Medical Doctors, not guns now blamed for Navy Yard Killer

Several indications suggest that Navy Yard killer Aaron Alexis may have been taking psychiatric drugs, bringing into focus once again the clear connection between anti-depressants and mass shootings.

With the motive behind yesterday’s tragic rampage still unknown, speculation has centered around Alexis’ personal life.

The Associated Press reports that Alexis, “had been treated since August by the Veterans Administration for his mental problems,” which included paranoia, sleep disorder and hearing voices in his head.

According to his father, Alexis suffered from post-traumatic stress disorder as a result of his harrowing experiences during his involvement in rescue operations on 9/11.

SSRI (selective serotonin reuptake inhibitor) drugs are the most common form of treatment for PTSD, with Paroxetine being one of the most prescribed medications for this purpose. Paroxetine was also listed as the number 3 top violence-causing drug by the Institute for Safe Medication Practices (ISMP).

The study, which is based on FDA figures, reveals that antidepressants Pristiq (desvenlafaxine), Paxil (paroxetine) and Prozac (fluoxetine), all appear in the list of the top ten violence-causing drugs.

We also know that Alexis “blacked out” during a violent confrontation in 2004 when he shot out the tires of vehicles belonging to construction workers parked next to his home. Black outs are also acommon side effect of SSRI drugs.

We’ve also learned that Alexis had “anger management” issues. SSRI drugs including Paroxetine, Prozac and Zoloft are also routinely prescribed to treat anger issues.

These circumstances indicate that Alexis was almost certainly taking SSRI drugs at some point over the last decade, although whether he was on them during yesterday’s deadly shooting remains to be seen.

Anti-depressant drugs, or SSRI’s, have been linked with numerous mass shootings in recent history.

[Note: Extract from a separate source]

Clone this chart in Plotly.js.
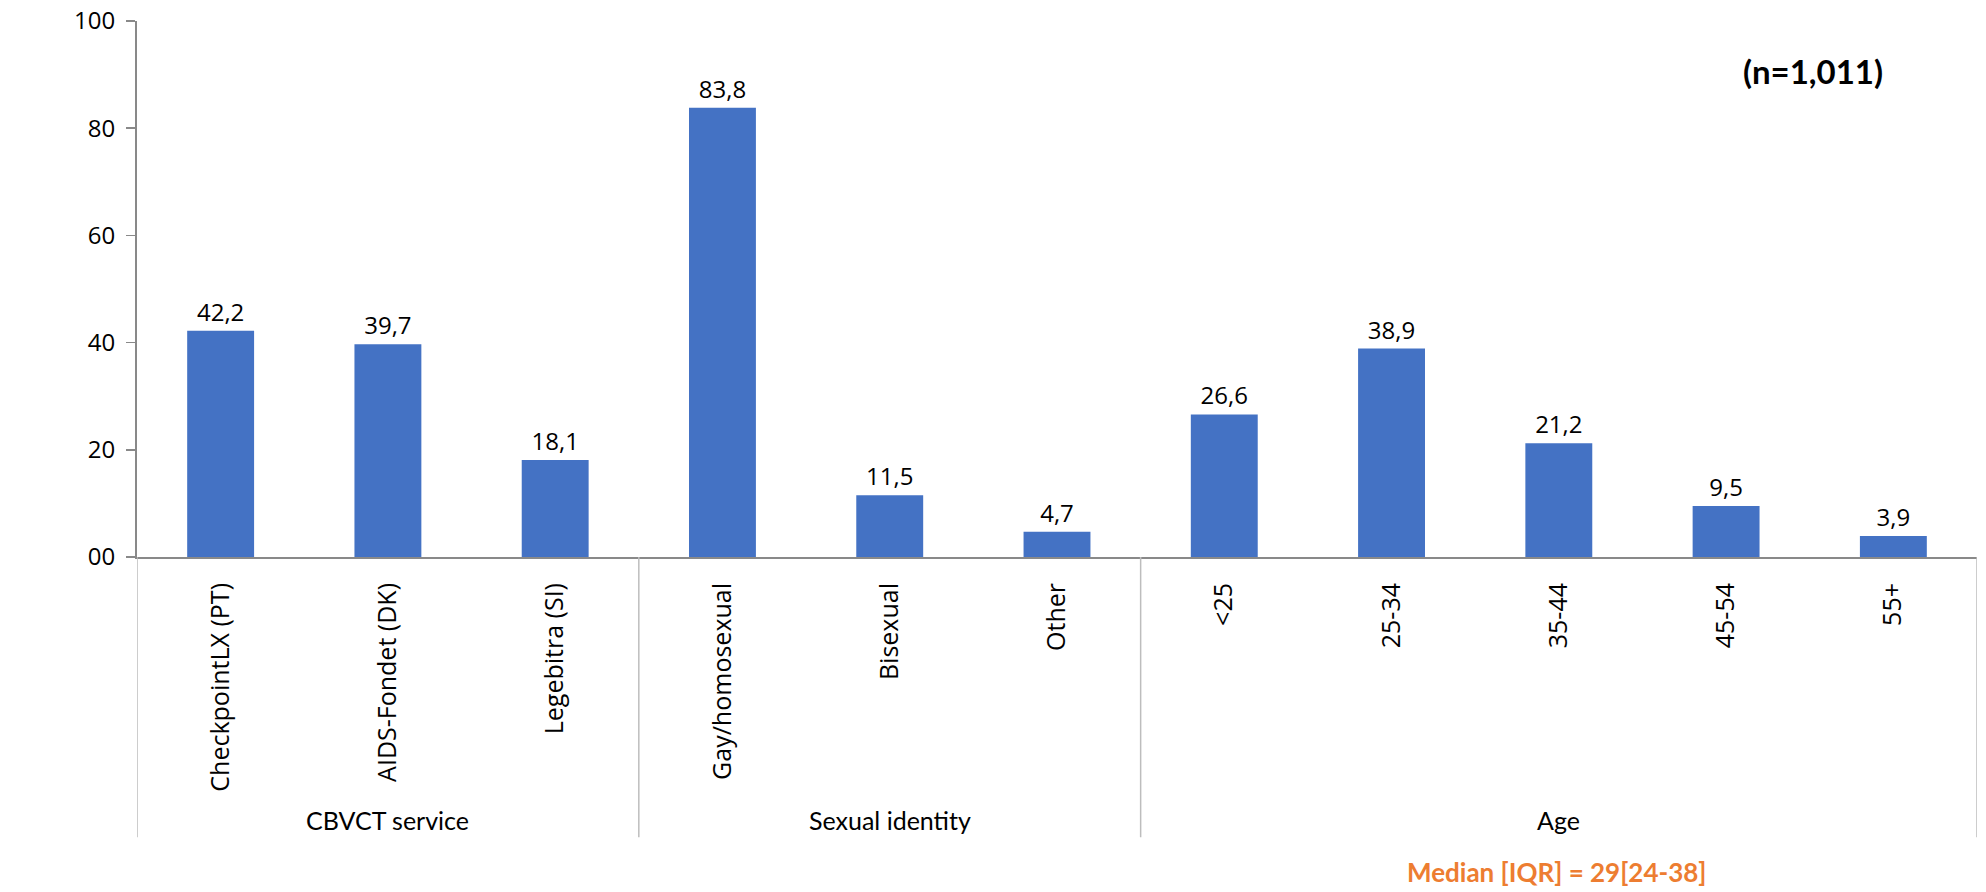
<!DOCTYPE html>
<html>
<head>
<meta charset="utf-8">
<script src="https://cdn.plot.ly/plotly-3.0.1.min.js"></script>
<style>html,body{margin:0;padding:0;background:#fff;}#chart{width:1986px;height:892px;}</style>
</head>
<body>
<div id="chart"></div>
<script>
const categories = ["CheckpointLX (PT)", "AIDS-Fondet (DK)", "Legebitra (SI)", "Gay/homosexual", "Bisexual", "Other", "<25", "25-34", "35-44", "45-54", "55+"];
const values = [42.2, 39.7, 18.1, 83.8, 11.5, 4.7, 26.6, 38.9, 21.2, 9.5, 3.9];
const groups = ["CBVCT service", "Sexual identity", "Age"];
const groupStarts = [0, 3, 6];
const groupSizes = [3, 3, 5];
const yTickVals = [0, 20, 40, 60, 80, 100];
const yTickText = ["00", "20", "40", "60", "80", "100"];
const sampleNote = "(n=1,011)";
const medianNote = "Median [IQR] = 29[24-38]";

const xs = categories.map((c, i) => i);
const axisColor = "#898989";
const sepBottom = -0.523;

const shapes = [];
const annotations = [];
const bounds = [-0.5];
groups.forEach((g, k) => {
  const s = groupStarts[k], n = groupSizes[k];
  bounds.push(s + n - 0.5);
  annotations.push({
    x: s + (n - 1) / 2, xref: "x", y: -0.49, yref: "paper",
    text: g, showarrow: false, xanchor: "center", yanchor: "middle",
    font: {family: "Lato, 'Open Sans', sans-serif", size: 25, color: "#000"}
  });
});
bounds.forEach(b => {
  shapes.push({type: "line", xref: "x", yref: "paper", x0: b, x1: b, y0: 0, y1: sepBottom,
    line: {color: "#bdbdbd", width: 1.5}});
});
annotations.push({x: 0.911, xref: "paper", y: 0.906, yref: "paper", text: "<b>" + sampleNote + "</b>",
  showarrow: false, xanchor: "center", yanchor: "middle",
  font: {family: "Lato, sans-serif", size: 33, color: "#000"}});
annotations.push({x: 0.772, xref: "paper", y: -0.588, yref: "paper", text: "<b>" + medianNote + "</b>",
  showarrow: false, xanchor: "center", yanchor: "middle",
  font: {family: "Lato, sans-serif", size: 26, color: "#ED7D31"}});
annotations.push({x: 23, xref: "pixel", y: 0.53, yref: "paper", text: "%", showarrow: false,
  xanchor: "center", yanchor: "middle", font: {family: "'Open Sans', sans-serif", size: 20, color: "#000"}});

const trace = {
  type: "bar", x: xs, y: values,
  marker: {color: "#4472C4"},
  texttemplate: "%{y:.1f}", textposition: "outside", cliponaxis: false,
  textfont: {family: "'Open Sans', sans-serif", size: 24, color: "#000"},
  hoverinfo: "skip"
};

const layout = {
  width: 1986, height: 892,
  margin: {l: 137, r: 9, t: 21, b: 335},
  paper_bgcolor: "#fff", plot_bgcolor: "#fff",
  separators: ", ",
  bargap: 0.6,
  showlegend: false,
  xaxis: {
    range: [-0.5, 10.5], tickmode: "array", tickvals: xs, ticktext: categories,
    tickangle: -90, ticks: "", showgrid: false, zeroline: false,
    showline: true, linecolor: axisColor, linewidth: 2,
    ticklabelstandoff: 14,
    tickfont: {family: "'Open Sans', sans-serif", size: 25, color: "#000"}
  },
  yaxis: {
    range: [0, 100], tickmode: "array", tickvals: yTickVals, ticktext: yTickText,
    ticks: "outside", ticklen: 9, tickcolor: axisColor, tickwidth: 1.5,
    showgrid: false, zeroline: false, showline: true, linecolor: axisColor, linewidth: 2,
    ticklabelstandoff: 6,
    tickfont: {family: "'Open Sans', sans-serif", size: 24, color: "#000"}
  },
  shapes: shapes,
  annotations: annotations
};

Plotly.newPlot("chart", [trace], layout, {displayModeBar: false, staticPlot: true});
</script>
</body>
</html>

Earlier this year it emerged that Aurora shooter James Holmes was taking “sertraline, a generic version of Zoloft used to treat depression, panic disorder and obsessive-compulsive disorder and Clonazepam, usually prescribed to treat anxiety and panic attacks,” according to the L.A. Times.

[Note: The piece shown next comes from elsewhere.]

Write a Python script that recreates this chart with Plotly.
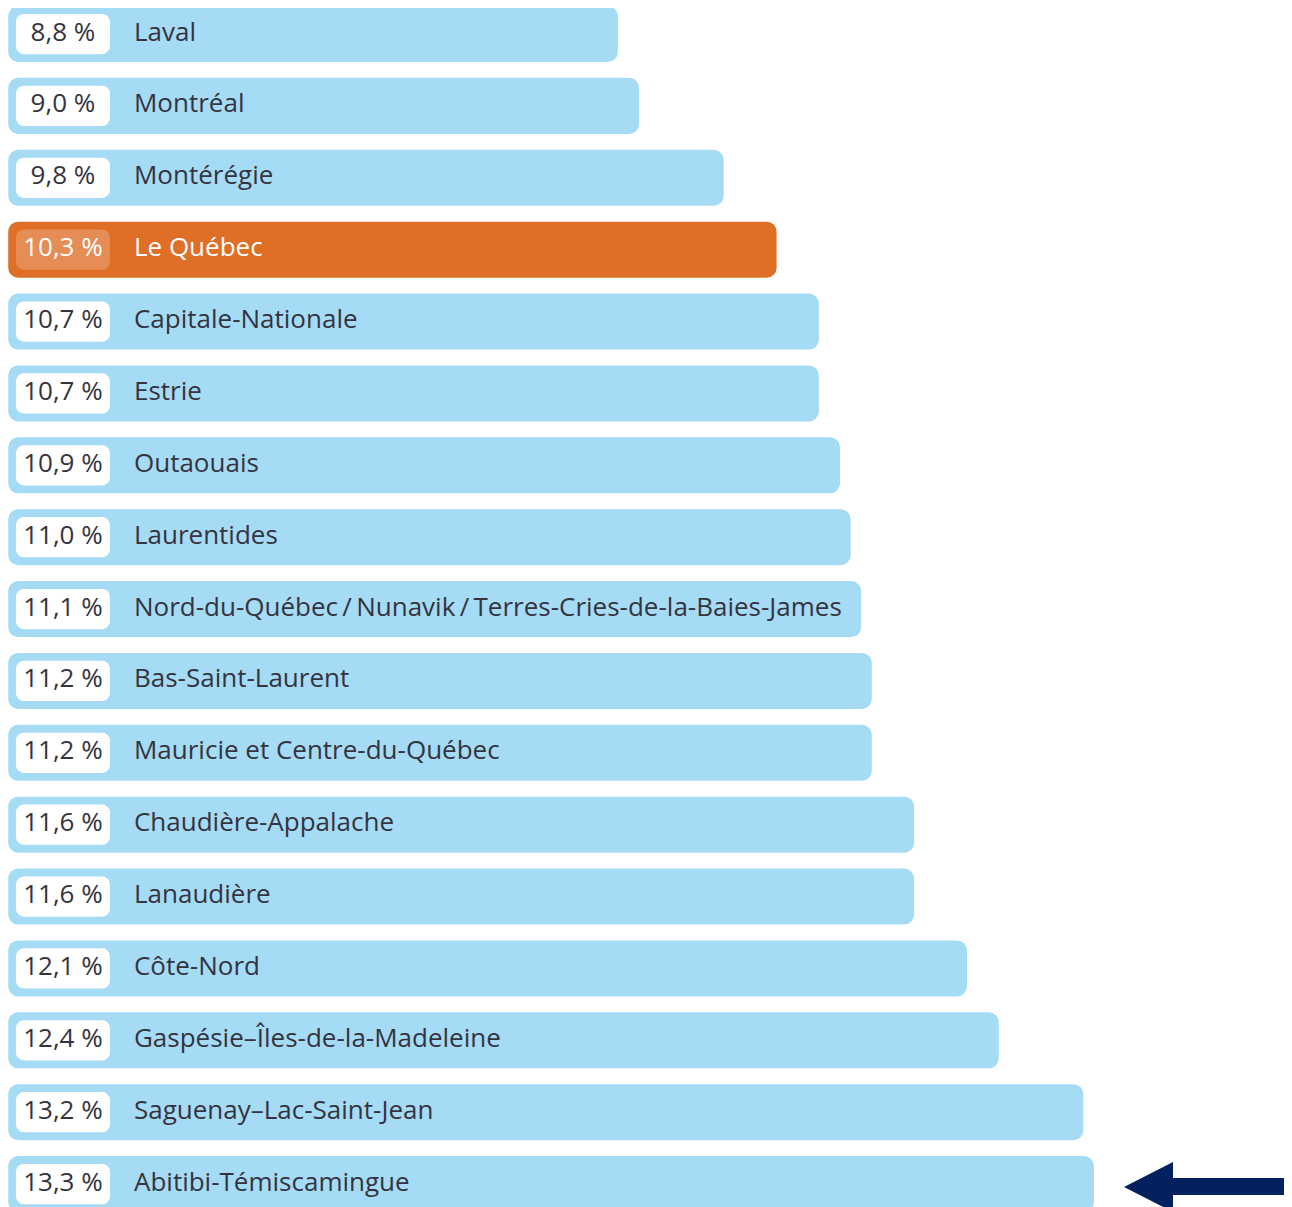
import plotly.graph_objects as go

regions = ["Laval", "Montréal", "Montérégie", "Le Québec", "Capitale-Nationale", "Estrie",
           "Outaouais", "Laurentides",
           "Nord-du-Québec\u2009/\u2009Nunavik\u2009/\u2009Terres-Cries-de-la-Baies-James",
           "Bas-Saint-Laurent", "Mauricie et Centre-du-Québec", "Chaudière-Appalache",
           "Lanaudière", "Côte-Nord", "Gaspésie–Îles-de-la-Madeleine",
           "Saguenay–Lac-Saint-Jean", "Abitibi-Témiscamingue"]
values = [8.8, 9.0, 9.8, 10.3, 10.7, 10.7, 10.9, 11.0, 11.1, 11.2, 11.2, 11.6, 11.6, 12.1, 12.4, 13.2, 13.3]
highlight = "Le Québec"

pct_labels = [f"{v:.1f}".replace(".", ",") + " %" for v in values]

BASE = 3.036
BOX_BASE = 3.109
BOX_LEN = 0.889
BLUE = "#a6dbf6"
ORANGE = "#df6e27"
TEXT = "#34343f"

bar_colors = [ORANGE if r == highlight else BLUE for r in regions]
box_colors = ["rgba(255,255,255,0.22)" if r == highlight else "#ffffff" for r in regions]
txt_colors = ["#ffffff" if r == highlight else TEXT for r in regions]

fig = go.Figure()
fig.add_trace(go.Bar(
    y=regions, x=[v - BASE for v in values], base=BASE, orientation="h",
    width=0.78, marker=dict(color=bar_colors, cornerradius=10, line=dict(width=0)),
    hoverinfo="skip", showlegend=False))
fig.add_trace(go.Bar(
    y=regions, x=[BOX_LEN] * len(regions), base=BOX_BASE, orientation="h",
    width=0.56, marker=dict(color=box_colors, cornerradius=8, line=dict(width=0)),
    hoverinfo="skip", showlegend=False))
fig.add_trace(go.Scatter(
    y=regions, x=[BOX_BASE + BOX_LEN / 2] * len(regions), mode="text",
    text=pct_labels, textposition="middle center",
    textfont=dict(family="Open Sans", size=26, color=txt_colors),
    hoverinfo="skip", showlegend=False))
fig.add_trace(go.Scatter(
    y=regions, x=[4.225] * len(regions), mode="text",
    text=regions, textposition="middle right",
    textfont=dict(family="Open Sans", size=26, color=txt_colors),
    hoverinfo="skip", showlegend=False))

# page has an 8px body margin; the figure starts at (8, 8) in the window
W, H = 1292, 1207
OFF = 8
def px(x, y):
    return f"{(x - OFF) / W:.5f},{1 - (y - OFF) / H:.5f}"
path = ("M " + px(1124, 1187) + " L " + px(1173, 1162) + " L " + px(1173, 1178) +
        " L " + px(1300, 1178) + " L " + px(1300, 1195) + " L " + px(1173, 1195) +
        " L " + px(1173, 1212) + " Z")
fig.add_shape(type="path", path=path, xref="paper", yref="paper",
              fillcolor="#04215f", line=dict(width=0))

fig.update_layout(
    width=W, height=H, margin=dict(l=0, r=0, t=0, b=0),
    paper_bgcolor="white", plot_bgcolor="white", barmode="overlay",
    xaxis=dict(range=[3.034, 15.248], visible=False, fixedrange=True),
    yaxis=dict(range=[16.43, -0.362], visible=False, fixedrange=True,
               categoryorder="array", categoryarray=regions),
)
fig.write_html("out.html")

Zoloft is the same psychotropic drug that Columbine killer Eric Harris was taking before his rampage.

The connection between Zoloft and violent outbursts is well documented. Countless studies identify Zoloft as being responsible for more than 1,000 suicides and hundreds of episodes of mania and aggression.

As CCHR documents, psychiatric drugs have been involved in at least 31 different school shootings and other massacres over the last 25 years. In addition to Holmes and Harris, mass shooters who were on SSRI drugs include;

- Kip Kinkel
- Christopher Pittman
- Elizabeth Bush
- Jason Hoffman
- Shawn Cooper
- T.J. Solomon
- Seung-Hui Cho

America’s addiction to psychotropic drugs is out of control and growing every year.

According to a London Guardian report, “(subscriptions) for benzodiazepines – the class of anti-anxiety drugs including Xanax, Valium, Ativan, and Klonopin – have gone up 17% since 2006 to 94m annually, New York magazine notes. Generic Xanax, which goes by the name alprazolam, has become 23% more popular in that same timeframe “making it the most prescribed psycho-pharmaceutical drug and the 11th-most prescribed overall, with 46m prescriptions written in 2010.”

Harvard-trained psychiatrist and former full-time consultant at the National Institute of Mental Health Dr. Peter R. Breggin has testified in approximately 100 trials since 1976 about the clear connection between psychiatric drugs and outbursts of violence. Breggin asserts that there is a definite “causal relationship between antidepressant drugs and the production of suicide, violence, mania and other behavioral abnormalities.”

However, in the aftermath of every mass shooting, the establishment media routinely blames the massacre on guns, despite gun-related homicides showing a 49% decrease since 1993, and pays little or no attention to how SSRI drugs are fueling unnecessary violence.